MLB: NL Wild Card-Cincinnati Reds at Pittsburgh Pirates

The Reds parted ways with their manager today, biding Dusty Baker adieu after six very successful seasons. It would appear there is more than one way to measure success, however, as Baker and his general manager (read: boss) butted heads for one last time in what looks like a very contentious exit interview.

Everybody has an opinion on Dusty Baker. He doesn’t get the benefit of the doubt like some managers, including those with resume’s that pale in comparison to Dusty’s history of success. Yet, in spite of all the success, Dusty Baker seems to wear out his welcome with alarming regularity, often right after trips to the postseason.

For all his wins and playoff appearances, there is an expiry date on Dusty Baker. He’s a baseball manager, it is a big part of the job. And now, for whatever reason(s), Dusty’s day are done in Cincy.

As always when a manager gets fired, the floodgates open and stories of spats and fights and disagreements come pouring out. Now we learn of Baker fighting with his general manager – about lineup construction and the use of his best player, Joey Votto. While Baker wanted Votto to drive in more runs, the Reds front office made their feelings on the matter very clear. They put their money where their collective mouth was – signing Votto to one of the richest deals in baseball history. A deal that dwarfed the extension signed by RBI machine Brandon Phillips.

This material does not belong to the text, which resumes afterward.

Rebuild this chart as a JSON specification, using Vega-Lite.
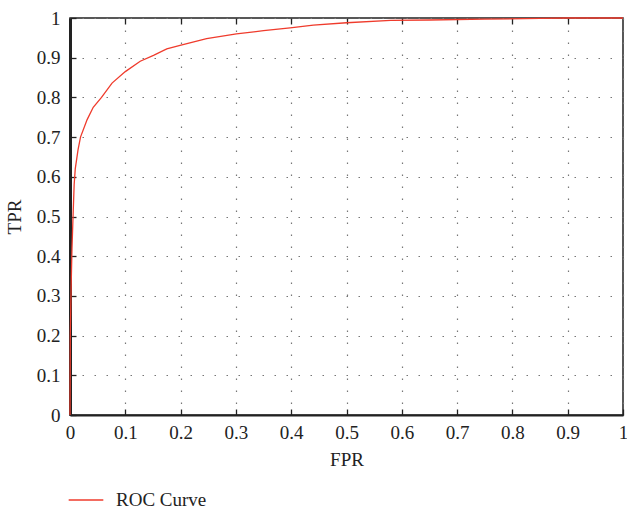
{
  "$schema": "https://vega.github.io/schema/vega-lite/v6.json",
  "width": 553,
  "height": 397,
  "autosize": {"type": "none"},
  "padding": {"left": 70, "top": 18, "right": 4, "bottom": 95},
  "background": "white",
  "config": {
    "font": "Liberation Serif",
    "view": {"stroke": "#222", "strokeWidth": 1.5},
    "axis": {
      "labelFont": "Liberation Serif",
      "titleFont": "Liberation Serif",
      "labelFontSize": 19,
      "titleFontSize": 19,
      "labelColor": "#222",
      "titleColor": "#222",
      "titleFontWeight": "normal",
      "domainColor": "#222",
      "tickColor": "#222",
      "tickWidth": 1.3,
      "gridColor": "#777",
      "gridDash": [1.5, 10.5],
      "gridWidth": 1.2
    }
  },
  "data": {
    "values": [
      {"FPR": 0, "TPR": 0},
      {"FPR": 0.0005, "TPR": 0.2},
      {"FPR": 0.002, "TPR": 0.32},
      {"FPR": 0.0036, "TPR": 0.42},
      {"FPR": 0.0055, "TPR": 0.5},
      {"FPR": 0.0075, "TPR": 0.58},
      {"FPR": 0.0095, "TPR": 0.62},
      {"FPR": 0.0145, "TPR": 0.668},
      {"FPR": 0.019, "TPR": 0.7},
      {"FPR": 0.031, "TPR": 0.744},
      {"FPR": 0.042, "TPR": 0.775},
      {"FPR": 0.057, "TPR": 0.8},
      {"FPR": 0.076, "TPR": 0.836},
      {"FPR": 0.1, "TPR": 0.865},
      {"FPR": 0.127, "TPR": 0.891},
      {"FPR": 0.151, "TPR": 0.906},
      {"FPR": 0.175, "TPR": 0.922},
      {"FPR": 0.199, "TPR": 0.931},
      {"FPR": 0.247, "TPR": 0.948},
      {"FPR": 0.301, "TPR": 0.96},
      {"FPR": 0.35, "TPR": 0.968},
      {"FPR": 0.398, "TPR": 0.975},
      {"FPR": 0.44, "TPR": 0.982},
      {"FPR": 0.5, "TPR": 0.988},
      {"FPR": 0.58, "TPR": 0.994},
      {"FPR": 0.65, "TPR": 0.995},
      {"FPR": 0.75, "TPR": 0.997},
      {"FPR": 0.85, "TPR": 0.999},
      {"FPR": 0.9, "TPR": 1.0},
      {"FPR": 1, "TPR": 1}
    ]
  },
  "layer": [
    {
      "mark": {"type": "point", "opacity": 0},
      "encoding": {
        "x": {
          "field": "FPR", "type": "quantitative",
          "scale": {"domain": [0, 1], "nice": false, "zero": false},
          "axis": {
            "orient": "top", "values": [0.1,0.2,0.3,0.4,0.5,0.6,0.7,0.8,0.9],
            "labels": false, "title": null, "tickSize": -6, "grid": false, "domain": false
          }
        },
        "y": {
          "field": "TPR", "type": "quantitative",
          "scale": {"domain": [0, 1], "nice": false, "zero": false},
          "axis": {
            "orient": "left", "values": [0,0.1,0.2,0.3,0.4,0.5,0.6,0.7,0.8,0.9,1],
            "labelExpr": "datum.value == 0 ? '0' : datum.value == 1 ? '1' : format(datum.value, '.1f')",
            "tickSize": -6, "labelPadding": 16, "titlePadding": 12, "grid": true, "title": "TPR",
            "domainWidth": 3, "labelFlush": false
          }
        }
      }
    },
    {
      "mark": {"type": "line", "strokeWidth": 1.3, "clip": false},
      "encoding": {
        "x": {
          "field": "FPR", "type": "quantitative",
          "scale": {"domain": [0, 1], "nice": false, "zero": false},
          "axis": {
            "orient": "bottom", "values": [0,0.1,0.2,0.3,0.4,0.5,0.6,0.7,0.8,0.9,1],
            "labelExpr": "datum.value == 0 ? '0' : datum.value == 1 ? '1' : format(datum.value, '.1f')",
            "tickSize": -6, "labelPadding": 14, "titlePadding": 8, "grid": true,
            "domainWidth": 2, "labelFlush": false
          }
        },
        "y": {
          "field": "TPR", "type": "quantitative",
          "scale": {"domain": [0, 1], "nice": false, "zero": false},
          "axis": {
            "orient": "left", "values": [0,0.1,0.2,0.3,0.4,0.5,0.6,0.7,0.8,0.9,1],
            "labelExpr": "datum.value == 0 ? '0' : datum.value == 1 ? '1' : format(datum.value, '.1f')",
            "tickSize": -6, "labelPadding": 16, "titlePadding": 12, "grid": true, "title": "TPR",
            "domainWidth": 3, "labelFlush": false
          }
        },
        "color": {
          "datum": "ROC Curve", "type": "nominal",
          "scale": {"range": ["#ef3b2c"]},
          "legend": {
            "title": null, "orient": "none", "legendX": -2, "legendY": 464,
            "symbolType": "stroke", "symbolSize": 1200, "symbolStrokeWidth": 1.3,
            "labelFont": "Liberation Serif", "labelFontSize": 19, "labelColor": "#222",
            "labelOffset": 12
          }
        }
      }
    }
  ],
  "resolve": {"scale": {"x": "independent"}, "axis": {"x": "independent"}}
}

If there was a philosophical schism within the Reds organization, Baker could well have fallen on the wrong side. Not that such a difference of opinion is a relationship killer. Managers and front offices mustn’t agree on the manner in which players are evaluated…provided those players are best put into position to capitalize on their skills and thrive in a way that produces results on the field.

There are questions about Baker’s willingness to address the second half of that equation. Many a “player’s manager” went down with the ship, playing Their Guys when their best days are behind them. The loyalty sword cuts both ways, you see. And when you see comments like the Walk Jocketty quote tweeted above, you have to wonder what a player’s manager has to offer if not the support and devotion of his charges.

Thom Brennaman is the Reds play-by-play voice. His father, Marty, is also the Reds play-by-play voice for many years. Thom Brennaman is a homer. His vocal and regular criticism of Joey Votto makes his father’s pointed comments about Baker’s stewardship all the more pointed (full audio of Brennaman’s interview here.)

Nobody, not even someone who is around the team every day like the Brennamans, knows what goes on in the clubhouse when the doors close. What happens on the plane and the discussions in the dugout. Anybody can say the Reds quit playing or there were divisions in the clubhouse or that Baker should have put together a better batting order. As is often the case with professional coaches and managers, teams are only as good as their players. There is only so much work that can be done from the sidelines – good, bad, or indifferent.

In the end, Baker was handed a very good team and produced very good results. His rise in Cincinnati coincides with the rise of Joey Votto, Jay Bruce, and the career peak of Brandon Phillips. That is an enviable position for any manager (especially one who made his bones with Barry Bonds under his flag) and also creates a tricky chicken/egg situation, making it difficult to separate one from the other.

The Reds front office made a record commitment to Joey Votto and fired Baker less than one year later, so we have a good idea what side of the bread on which they`re buttered. But did Baker make the whole better than the sum of its parts or did he hold back an immensely talented team? It is never that easy to distill, unfortunately.

Whoever the Reds tip to replace him waltzes into a very desirable job (divisional rivals notwithstanding). If Dusty wants to keep going, he won’t have any trouble finding work either. Given his recent treatment, that is a bigger “if” than many of us might realize.